Given records:
---*---

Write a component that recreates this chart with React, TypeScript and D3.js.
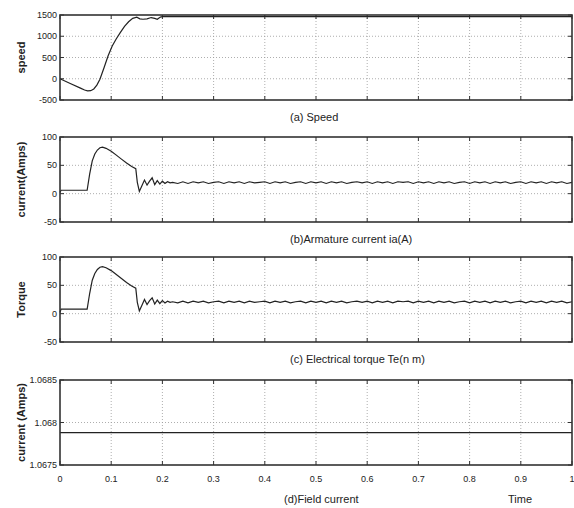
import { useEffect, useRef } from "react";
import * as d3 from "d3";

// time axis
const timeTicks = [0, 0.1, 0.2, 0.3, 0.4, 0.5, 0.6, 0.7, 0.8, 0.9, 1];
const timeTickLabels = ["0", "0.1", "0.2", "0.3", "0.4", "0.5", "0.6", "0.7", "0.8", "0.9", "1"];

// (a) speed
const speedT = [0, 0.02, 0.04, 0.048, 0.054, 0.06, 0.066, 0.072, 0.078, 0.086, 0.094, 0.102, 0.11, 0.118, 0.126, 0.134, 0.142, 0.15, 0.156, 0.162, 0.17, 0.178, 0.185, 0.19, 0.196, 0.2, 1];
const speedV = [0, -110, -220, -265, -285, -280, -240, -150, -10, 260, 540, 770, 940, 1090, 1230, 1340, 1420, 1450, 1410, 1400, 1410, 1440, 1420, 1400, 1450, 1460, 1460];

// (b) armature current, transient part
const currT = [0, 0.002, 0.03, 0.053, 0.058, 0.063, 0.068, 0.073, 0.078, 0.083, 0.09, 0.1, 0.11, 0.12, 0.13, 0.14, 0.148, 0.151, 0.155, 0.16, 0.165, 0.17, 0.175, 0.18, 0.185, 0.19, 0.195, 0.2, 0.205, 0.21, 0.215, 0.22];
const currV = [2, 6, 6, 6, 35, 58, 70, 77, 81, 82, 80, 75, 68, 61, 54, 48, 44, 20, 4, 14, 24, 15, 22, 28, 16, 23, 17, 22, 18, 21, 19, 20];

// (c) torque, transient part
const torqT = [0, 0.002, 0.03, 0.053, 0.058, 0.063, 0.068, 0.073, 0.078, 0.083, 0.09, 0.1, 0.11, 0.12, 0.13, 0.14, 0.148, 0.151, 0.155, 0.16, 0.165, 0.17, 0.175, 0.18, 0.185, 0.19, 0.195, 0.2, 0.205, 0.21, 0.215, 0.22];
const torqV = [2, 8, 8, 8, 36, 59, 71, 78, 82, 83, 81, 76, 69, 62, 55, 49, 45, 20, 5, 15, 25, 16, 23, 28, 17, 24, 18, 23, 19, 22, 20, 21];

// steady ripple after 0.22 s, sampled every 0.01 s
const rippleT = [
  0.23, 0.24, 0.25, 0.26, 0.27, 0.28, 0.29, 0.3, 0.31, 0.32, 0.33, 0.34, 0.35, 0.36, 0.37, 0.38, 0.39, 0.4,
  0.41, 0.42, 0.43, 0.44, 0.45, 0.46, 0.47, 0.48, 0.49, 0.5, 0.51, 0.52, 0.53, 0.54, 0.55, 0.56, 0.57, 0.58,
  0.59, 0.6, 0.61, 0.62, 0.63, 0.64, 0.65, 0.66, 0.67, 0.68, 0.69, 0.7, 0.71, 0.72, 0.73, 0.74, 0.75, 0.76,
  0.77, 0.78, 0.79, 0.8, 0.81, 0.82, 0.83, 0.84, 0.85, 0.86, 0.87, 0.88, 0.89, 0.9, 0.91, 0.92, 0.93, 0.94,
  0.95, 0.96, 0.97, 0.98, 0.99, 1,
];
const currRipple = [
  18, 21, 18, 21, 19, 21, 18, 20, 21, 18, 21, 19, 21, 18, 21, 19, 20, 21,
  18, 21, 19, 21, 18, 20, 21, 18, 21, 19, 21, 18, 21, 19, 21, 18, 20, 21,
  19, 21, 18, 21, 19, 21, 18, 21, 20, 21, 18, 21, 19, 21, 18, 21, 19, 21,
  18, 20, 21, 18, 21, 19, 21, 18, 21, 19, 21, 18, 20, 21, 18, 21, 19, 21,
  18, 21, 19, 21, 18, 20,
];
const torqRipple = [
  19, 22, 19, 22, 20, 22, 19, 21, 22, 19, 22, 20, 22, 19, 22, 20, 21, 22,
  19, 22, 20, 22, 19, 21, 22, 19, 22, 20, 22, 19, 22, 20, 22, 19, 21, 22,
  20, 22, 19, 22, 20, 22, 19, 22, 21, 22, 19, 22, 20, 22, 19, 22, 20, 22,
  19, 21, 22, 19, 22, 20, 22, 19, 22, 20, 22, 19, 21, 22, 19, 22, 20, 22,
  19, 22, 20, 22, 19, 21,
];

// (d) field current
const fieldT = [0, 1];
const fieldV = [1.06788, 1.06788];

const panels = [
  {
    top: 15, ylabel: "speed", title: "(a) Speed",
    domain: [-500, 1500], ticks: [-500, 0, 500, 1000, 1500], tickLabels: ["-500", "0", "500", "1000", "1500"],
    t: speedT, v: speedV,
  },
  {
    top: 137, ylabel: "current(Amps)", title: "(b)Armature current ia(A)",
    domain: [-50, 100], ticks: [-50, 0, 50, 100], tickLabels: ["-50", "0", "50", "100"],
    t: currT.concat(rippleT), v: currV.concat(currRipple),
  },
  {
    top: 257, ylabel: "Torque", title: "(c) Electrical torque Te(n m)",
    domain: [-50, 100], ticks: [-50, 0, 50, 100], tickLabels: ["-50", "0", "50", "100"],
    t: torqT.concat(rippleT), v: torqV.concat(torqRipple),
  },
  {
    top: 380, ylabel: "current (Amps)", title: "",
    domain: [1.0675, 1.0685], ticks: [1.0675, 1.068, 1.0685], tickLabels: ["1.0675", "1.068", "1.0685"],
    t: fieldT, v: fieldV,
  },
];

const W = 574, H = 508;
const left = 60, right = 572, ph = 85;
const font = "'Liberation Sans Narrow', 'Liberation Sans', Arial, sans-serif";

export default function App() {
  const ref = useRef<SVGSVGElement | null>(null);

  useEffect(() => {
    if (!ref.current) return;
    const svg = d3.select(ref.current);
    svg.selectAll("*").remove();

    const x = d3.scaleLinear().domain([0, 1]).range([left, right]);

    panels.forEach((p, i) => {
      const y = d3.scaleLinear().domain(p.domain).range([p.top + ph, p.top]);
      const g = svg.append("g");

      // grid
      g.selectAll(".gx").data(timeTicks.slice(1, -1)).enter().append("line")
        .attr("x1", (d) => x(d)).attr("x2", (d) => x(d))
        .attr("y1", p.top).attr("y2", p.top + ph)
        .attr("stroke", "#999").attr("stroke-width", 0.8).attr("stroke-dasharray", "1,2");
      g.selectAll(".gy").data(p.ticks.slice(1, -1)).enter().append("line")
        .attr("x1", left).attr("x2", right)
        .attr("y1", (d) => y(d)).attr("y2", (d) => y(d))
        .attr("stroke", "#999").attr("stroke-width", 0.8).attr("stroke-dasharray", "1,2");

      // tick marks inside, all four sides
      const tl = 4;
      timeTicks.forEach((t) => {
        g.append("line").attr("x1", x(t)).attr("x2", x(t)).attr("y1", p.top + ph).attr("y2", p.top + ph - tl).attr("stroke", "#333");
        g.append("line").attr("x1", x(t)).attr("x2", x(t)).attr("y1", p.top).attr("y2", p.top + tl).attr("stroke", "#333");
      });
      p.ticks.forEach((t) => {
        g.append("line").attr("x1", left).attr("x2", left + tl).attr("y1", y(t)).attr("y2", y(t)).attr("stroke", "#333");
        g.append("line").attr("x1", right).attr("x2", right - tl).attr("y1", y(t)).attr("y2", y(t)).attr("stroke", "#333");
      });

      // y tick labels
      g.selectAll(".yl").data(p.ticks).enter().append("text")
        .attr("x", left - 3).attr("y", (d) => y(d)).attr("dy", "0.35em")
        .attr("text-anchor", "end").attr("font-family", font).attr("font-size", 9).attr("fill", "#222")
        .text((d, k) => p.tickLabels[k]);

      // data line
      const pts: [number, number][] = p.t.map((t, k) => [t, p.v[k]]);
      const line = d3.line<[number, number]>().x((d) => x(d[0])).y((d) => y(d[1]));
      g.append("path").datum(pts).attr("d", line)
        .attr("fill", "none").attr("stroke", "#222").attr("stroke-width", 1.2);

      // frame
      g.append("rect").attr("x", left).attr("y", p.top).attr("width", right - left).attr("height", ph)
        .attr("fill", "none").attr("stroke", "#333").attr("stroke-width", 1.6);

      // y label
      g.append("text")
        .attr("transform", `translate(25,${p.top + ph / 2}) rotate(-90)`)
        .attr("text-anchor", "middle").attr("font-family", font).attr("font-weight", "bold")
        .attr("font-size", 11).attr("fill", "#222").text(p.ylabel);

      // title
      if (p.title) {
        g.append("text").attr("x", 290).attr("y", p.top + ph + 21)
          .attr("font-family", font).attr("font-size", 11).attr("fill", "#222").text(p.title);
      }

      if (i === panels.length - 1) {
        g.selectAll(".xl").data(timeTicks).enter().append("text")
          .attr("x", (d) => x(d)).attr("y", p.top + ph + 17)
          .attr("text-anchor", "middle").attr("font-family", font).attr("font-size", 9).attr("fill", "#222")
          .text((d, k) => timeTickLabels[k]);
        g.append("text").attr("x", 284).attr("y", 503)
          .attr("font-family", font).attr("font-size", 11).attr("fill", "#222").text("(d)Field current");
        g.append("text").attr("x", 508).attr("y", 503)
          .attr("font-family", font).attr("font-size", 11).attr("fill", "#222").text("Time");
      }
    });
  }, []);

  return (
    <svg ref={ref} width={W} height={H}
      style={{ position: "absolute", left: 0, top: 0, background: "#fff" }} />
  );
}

---*---

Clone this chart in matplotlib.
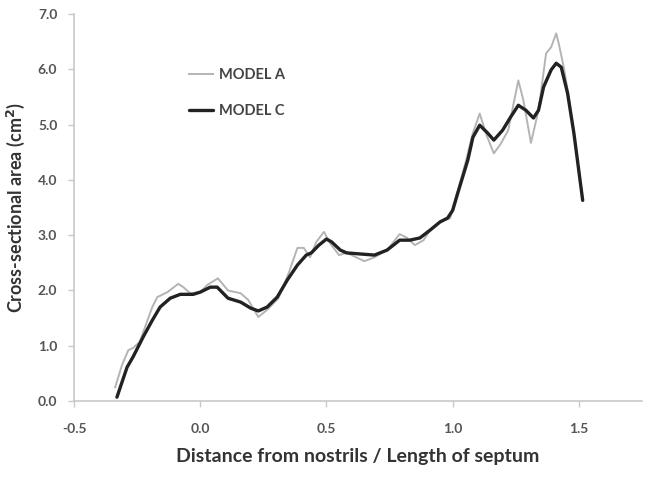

---*---

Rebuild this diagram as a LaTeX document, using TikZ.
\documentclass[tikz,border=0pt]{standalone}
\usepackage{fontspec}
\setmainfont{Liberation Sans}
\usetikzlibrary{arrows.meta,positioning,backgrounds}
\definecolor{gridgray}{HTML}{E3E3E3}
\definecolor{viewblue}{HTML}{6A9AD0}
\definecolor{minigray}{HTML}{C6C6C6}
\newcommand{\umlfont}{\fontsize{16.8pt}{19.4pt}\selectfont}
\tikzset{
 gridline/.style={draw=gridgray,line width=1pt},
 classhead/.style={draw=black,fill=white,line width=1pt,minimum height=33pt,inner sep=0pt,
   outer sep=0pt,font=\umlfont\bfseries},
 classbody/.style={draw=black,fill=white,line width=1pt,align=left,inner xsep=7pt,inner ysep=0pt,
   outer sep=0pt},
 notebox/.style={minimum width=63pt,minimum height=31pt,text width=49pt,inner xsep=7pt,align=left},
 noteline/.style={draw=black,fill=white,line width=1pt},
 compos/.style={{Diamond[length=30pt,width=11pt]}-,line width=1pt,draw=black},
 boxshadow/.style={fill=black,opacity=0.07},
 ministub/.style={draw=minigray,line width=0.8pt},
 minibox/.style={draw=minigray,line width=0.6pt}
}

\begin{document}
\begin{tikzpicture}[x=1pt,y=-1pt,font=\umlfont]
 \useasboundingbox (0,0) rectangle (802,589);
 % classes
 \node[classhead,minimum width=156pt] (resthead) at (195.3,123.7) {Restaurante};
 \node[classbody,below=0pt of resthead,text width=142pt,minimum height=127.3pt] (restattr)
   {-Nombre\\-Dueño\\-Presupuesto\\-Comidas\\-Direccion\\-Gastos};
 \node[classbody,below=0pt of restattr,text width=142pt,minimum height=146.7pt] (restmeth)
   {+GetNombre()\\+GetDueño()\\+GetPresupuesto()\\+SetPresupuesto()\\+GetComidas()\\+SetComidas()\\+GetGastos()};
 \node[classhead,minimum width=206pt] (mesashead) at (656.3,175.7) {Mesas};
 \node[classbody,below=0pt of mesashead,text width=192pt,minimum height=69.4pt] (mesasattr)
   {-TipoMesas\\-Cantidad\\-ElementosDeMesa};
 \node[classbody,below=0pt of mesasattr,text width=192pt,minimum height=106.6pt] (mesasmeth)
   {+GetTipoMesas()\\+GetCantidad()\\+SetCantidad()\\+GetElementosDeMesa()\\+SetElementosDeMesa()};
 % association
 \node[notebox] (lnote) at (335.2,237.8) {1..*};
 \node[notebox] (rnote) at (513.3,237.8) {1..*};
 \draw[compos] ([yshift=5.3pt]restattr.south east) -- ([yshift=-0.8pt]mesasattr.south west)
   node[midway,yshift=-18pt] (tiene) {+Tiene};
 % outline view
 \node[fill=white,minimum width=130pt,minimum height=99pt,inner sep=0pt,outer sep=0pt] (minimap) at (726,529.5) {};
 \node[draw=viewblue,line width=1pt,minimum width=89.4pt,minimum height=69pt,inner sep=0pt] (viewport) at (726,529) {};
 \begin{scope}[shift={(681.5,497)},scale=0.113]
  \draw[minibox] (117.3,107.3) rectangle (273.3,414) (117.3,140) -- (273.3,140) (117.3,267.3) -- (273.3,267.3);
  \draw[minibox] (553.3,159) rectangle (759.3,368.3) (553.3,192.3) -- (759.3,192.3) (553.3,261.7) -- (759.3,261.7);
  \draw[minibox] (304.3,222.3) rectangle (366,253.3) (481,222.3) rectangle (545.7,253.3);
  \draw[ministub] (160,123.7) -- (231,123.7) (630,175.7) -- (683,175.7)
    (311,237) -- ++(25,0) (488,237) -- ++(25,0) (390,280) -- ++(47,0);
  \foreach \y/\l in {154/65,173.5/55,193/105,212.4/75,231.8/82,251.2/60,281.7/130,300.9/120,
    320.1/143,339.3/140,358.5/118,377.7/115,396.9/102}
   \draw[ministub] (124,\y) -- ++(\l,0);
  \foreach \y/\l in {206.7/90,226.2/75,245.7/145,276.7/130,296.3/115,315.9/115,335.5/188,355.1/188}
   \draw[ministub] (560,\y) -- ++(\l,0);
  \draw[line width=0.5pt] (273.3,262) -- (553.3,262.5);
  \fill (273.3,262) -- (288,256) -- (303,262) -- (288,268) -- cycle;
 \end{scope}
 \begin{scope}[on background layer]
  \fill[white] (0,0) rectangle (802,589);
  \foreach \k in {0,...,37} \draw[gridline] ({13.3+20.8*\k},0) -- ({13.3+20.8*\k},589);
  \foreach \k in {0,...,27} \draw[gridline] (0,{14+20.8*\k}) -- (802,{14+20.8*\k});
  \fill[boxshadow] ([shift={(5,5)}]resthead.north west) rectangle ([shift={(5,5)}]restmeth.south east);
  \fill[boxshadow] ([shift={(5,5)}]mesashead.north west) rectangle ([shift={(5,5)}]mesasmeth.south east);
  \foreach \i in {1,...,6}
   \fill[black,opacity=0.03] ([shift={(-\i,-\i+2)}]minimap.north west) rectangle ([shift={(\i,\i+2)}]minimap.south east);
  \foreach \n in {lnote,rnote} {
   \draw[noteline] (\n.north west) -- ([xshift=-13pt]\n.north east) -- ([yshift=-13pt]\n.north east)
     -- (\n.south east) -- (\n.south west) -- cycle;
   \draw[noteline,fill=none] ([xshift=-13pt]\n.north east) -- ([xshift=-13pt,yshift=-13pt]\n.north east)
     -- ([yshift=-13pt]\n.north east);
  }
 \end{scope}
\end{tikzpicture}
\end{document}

---*---

Task requirements:
Copy all lines from the listing that contain "this".

Solved exercise:
Write a component that recreates this chart with React, TypeScript and D3.js.
Clone this chart in matplotlib.
Rebuild this diagram as a LaTeX document, using TikZ.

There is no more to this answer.